I 75 anni della Nato, il pericolo alle porte

MONDO. «Una scelta lungimirante». Come si fa a non condividere le parole del Capo dello Stato, Sergio Mattarella, sulla decisione 75 anni fa di fondare l’Alleanza atlantica oggi che la guerra è tornata ad insanguinare il Vecchio continente?

Mai l’Europa nella sua storia tempestosa ha vissuto un periodo così lungo di pace, pieno, però, di tensione ad iniziare dall’estenuante «contenimento» dell’Unione Sovietica e dei Paesi del Patto di Varsavia fino al loro scioglimento.
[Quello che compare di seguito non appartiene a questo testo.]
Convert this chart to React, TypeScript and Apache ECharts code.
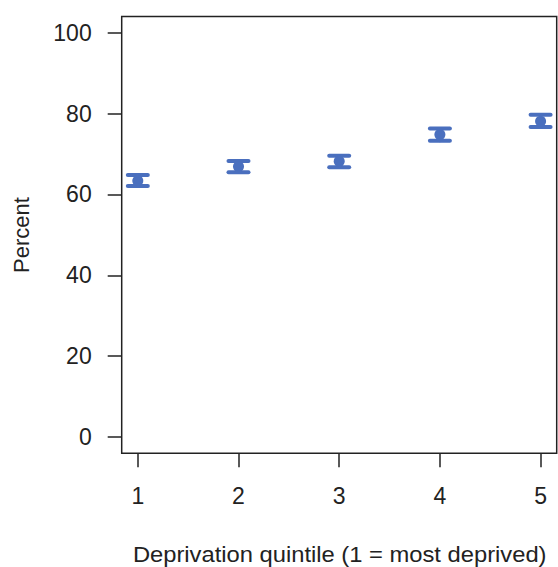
import React, { useEffect, useRef } from "react";
import * as echarts from "echarts";

const quintiles = [1, 2, 3, 4, 5];
const percentValues = [63.4, 66.9, 68.2, 74.8, 78.1];
const lowerCI = [62.1, 65.5, 66.7, 73.3, 76.7];
const upperCI = [64.8, 68.3, 69.6, 76.3, 79.7];
const yTicks = [0, 20, 40, 60, 80, 100];
const xTicks = [1, 2, 3, 4, 5];

const COLOR = "#4A6FBE";
const FONT = "'Liberation Sans', Arial, Helvetica, sans-serif";
const INK = "#222222";

export default function App() {
  const ref = useRef<HTMLDivElement | null>(null);

  useEffect(() => {
    if (!ref.current) return;
    const chart = echarts.init(ref.current, undefined, { renderer: "svg" });
    const errData = quintiles.map((q, i) => [q, lowerCI[i], upperCI[i]]);
    const ptData = quintiles.map((q, i) => [q, percentValues[i]]);
    chart.setOption({
      animation: false,
      backgroundColor: "#ffffff",
      grid: {
        left: 121.7,
        right: 1.3,
        top: 16.5,
        bottom: 113.7,
        show: true,
        borderColor: INK,
        borderWidth: 1.5,
        backgroundColor: "transparent",
      },
      xAxis: {
        type: "value",
        min: 0.84,
        max: 5.16,
        axisLine: { show: false, onZero: false },
        splitLine: { show: false },
        axisTick: {
          show: true,
          inside: false,
          length: 14,
          customValues: xTicks,
          lineStyle: { color: INK, width: 1.5 },
        },
        axisLabel: {
          show: true,
          customValues: xTicks,
          margin: 43,
          verticalAlign: "middle",
          color: INK,
          fontSize: 23,
          fontFamily: FONT,
        },
      },
      yAxis: {
        type: "value",
        min: -4,
        max: 104,
        axisLine: { show: false, onZero: false },
        splitLine: { show: false },
        axisTick: {
          show: true,
          inside: false,
          length: 14,
          customValues: yTicks,
          lineStyle: { color: INK, width: 1.5 },
        },
        axisLabel: {
          show: true,
          customValues: yTicks,
          margin: 30,
          color: INK,
          fontSize: 23,
          fontFamily: FONT,
        },
      },
      graphic: [
        {
          type: "text",
          x: 339.7,
          y: 554,
          scaleX: 1.08,
          style: {
            text: "Deprivation quintile (1 = most deprived)",
            fill: INK,
            fontSize: 22,
            fontFamily: FONT,
            align: "center",
            verticalAlign: "middle",
          },
        },
        {
          type: "text",
          x: 21,
          y: 235,
          rotation: Math.PI / 2,
          style: {
            text: "Percent",
            fill: INK,
            fontSize: 22,
            fontFamily: FONT,
            align: "center",
            verticalAlign: "middle",
          },
        },
      ],
      series: [
        {
          type: "custom",
          data: errData,
          renderItem: (params: any, api: any) => {
            const x = api.value(0);
            const lo = api.coord([x, api.value(1)]);
            const hi = api.coord([x, api.value(2)]);
            const hw = 10;
            const style = { stroke: COLOR, lineWidth: 4, lineCap: "round" };
            return {
              type: "group",
              children: [
                { type: "line", shape: { x1: lo[0], y1: lo[1], x2: hi[0], y2: hi[1] }, style: { ...style, lineWidth: 3 } },
                { type: "line", shape: { x1: lo[0] - hw, y1: lo[1], x2: lo[0] + hw, y2: lo[1] }, style },
                { type: "line", shape: { x1: hi[0] - hw, y1: hi[1], x2: hi[0] + hw, y2: hi[1] }, style },
              ],
            };
          },
          z: 2,
        },
        {
          type: "scatter",
          data: ptData,
          symbol: "circle",
          symbolSize: 11,
          itemStyle: { color: COLOR, opacity: 1 },
          z: 3,
        },
      ],
    });
    return () => chart.dispose();
  }, []);

  return (
    <div
      ref={ref}
      style={{ position: "fixed", left: 0, top: 0, width: 558, height: 567, background: "#fff" }}
    />
  );
}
Dopo il crollo del Muro di Berlino, nel novembre 1989, la Nato sembrava essere un «rudere della storia», un’istituzione fuori dal suo tempo, come vari leader dichiararono pubblicamente. Ed invece gli eventi del 2014 e ancor più lo scoppio del conflitto in Ucraina, il 24 febbraio 2022, hanno dimostrato che i pericoli, anche quelli più impensabili, sono sempre dietro l’angolo.
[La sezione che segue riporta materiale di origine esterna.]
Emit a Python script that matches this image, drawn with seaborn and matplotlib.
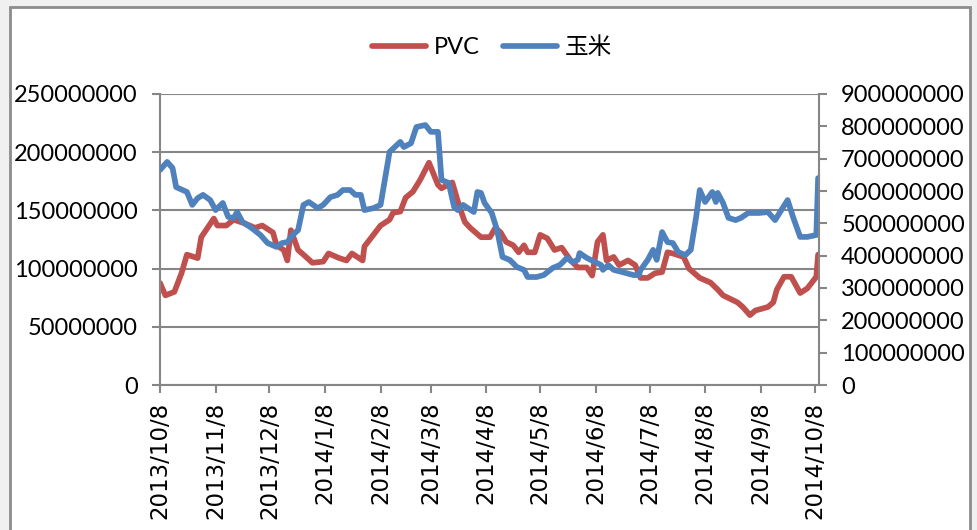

Se oggi vi è la concreta speranza di evitare il contagio ad altri teatri della tragedia, che osserviamo ad Est, essa è dovuta alla deterrenza rappresentata proprio dall’Alleanza atlantica. Un’organizzazione difensiva - non dimentichiamolo - che ha garantito la nascita e la crescita in sicurezza dell’Unione europea, che si è potuta così costruire come campione economico, democratico e difensore dei diritti e non come potenza militare, come era sempre avvenuto prima nella storia.
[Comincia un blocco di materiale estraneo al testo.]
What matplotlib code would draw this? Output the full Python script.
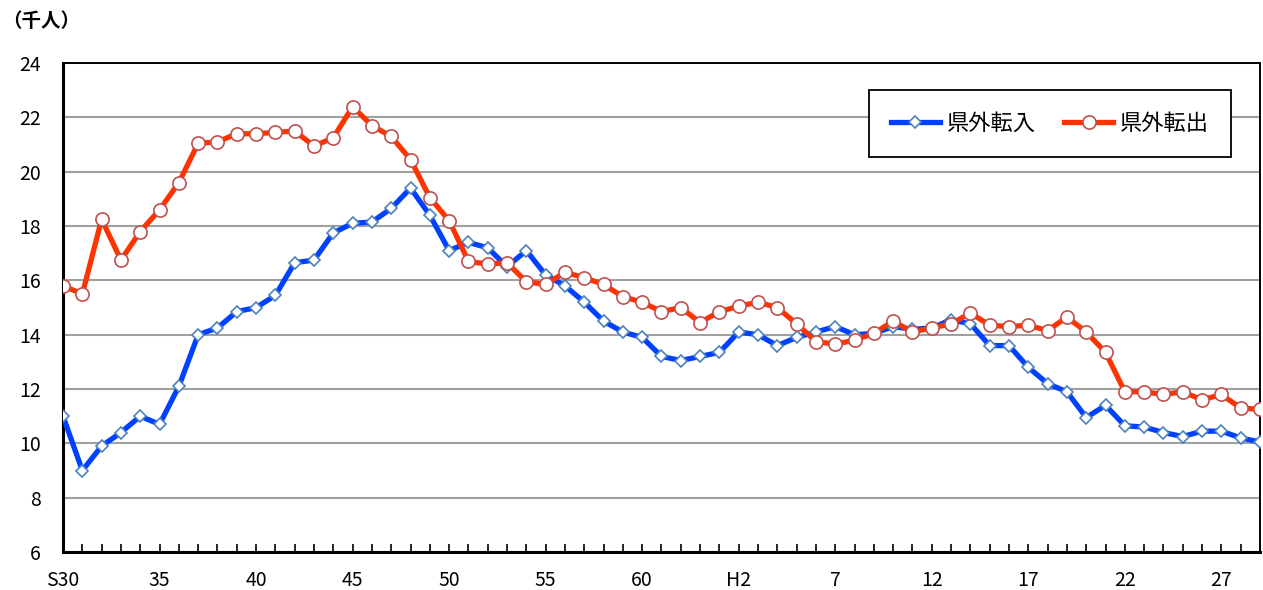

È proprio il famoso Articolo 5 del suo statuto a tenere lontani i malintenzionati. L’attacco anche ad uno solo dei suoi 32 membri, lo ricordiamo, è un attacco contro tutti gli altri che intervengono. Questa è la ragione per cui gli ex satelliti del Cremlino durante la Guerra Fredda - rimasti intrappolati tra le grinfie di Stalin dopo il 1945 - si rifugiarono in massa tra le braccia della Nato tra il 1999 e il 2004. In questo modo la Polonia, oggi la quinta economia dell’Ue, ha risolto i suoi spaventosi problemi geopolitici scoppiati con la terza spartizione nel 1795. Colpiva vedere ad inizio secolo la bandiera blu con la rosa dei venti della Nato sventolare affianco del vessillo nazionale davanti al palazzo presidenziale a Varsavia. Quella bandiera era un monito contro i prepotenti, lo ripetiamo, e la garanzia per un futuro migliore contrassegnato dalla pace.

Certi discorsi possono apparire lontani a noi italiani, che abbiamo goduto di decenni di pace e di libertà. Ma un po’ più ad est rispetto a noi, oltre quella che era un tempo la Cortina di ferro, non è così ancora oggi. Non per niente alcune settimane fa i soliti «propagandisti» senza vergogna hanno incominciato a mettere in dubbio l’applicazione dell’Articolo 5. «Figuriamoci - ci ha detto qualche giorno fa un amico moscovita succube della televisione federale - se qualcuno interviene nel caso noi russi sparassimo dei missili contro il Regno Unito». La reazione occidentale compatta, successiva al 24 febbraio, pare essere già stata dimenticata, la strada verso l’escalation è aperta. Oggi una delle maggiori chance di riportare la pace in Ucraina, svelano i diplomatici, è proprio l’adesione di Kiev alla Nato. Questa è una delle strade - invero pericolosissima - percorribile per fermare la tragedia. Nel frattempo i membri orientali della Nato invitano i partner a reintrodurre il servizio militare obbligatorio. Se non si vogliono usare le armi atomiche - i campi di battaglia ucraini lo dimostrano - c’è bisogno di tanti uomini a disposizione. È tempo che l’Europa si prepari al peggio. E il peggio è anche che gli Stati Uniti di Trump escano un domani dalla Nato. Allora sì che la deterrenza atlantica potrebbe venire meno. Ma per ora speriamo essa serva a spegnere l’incendio.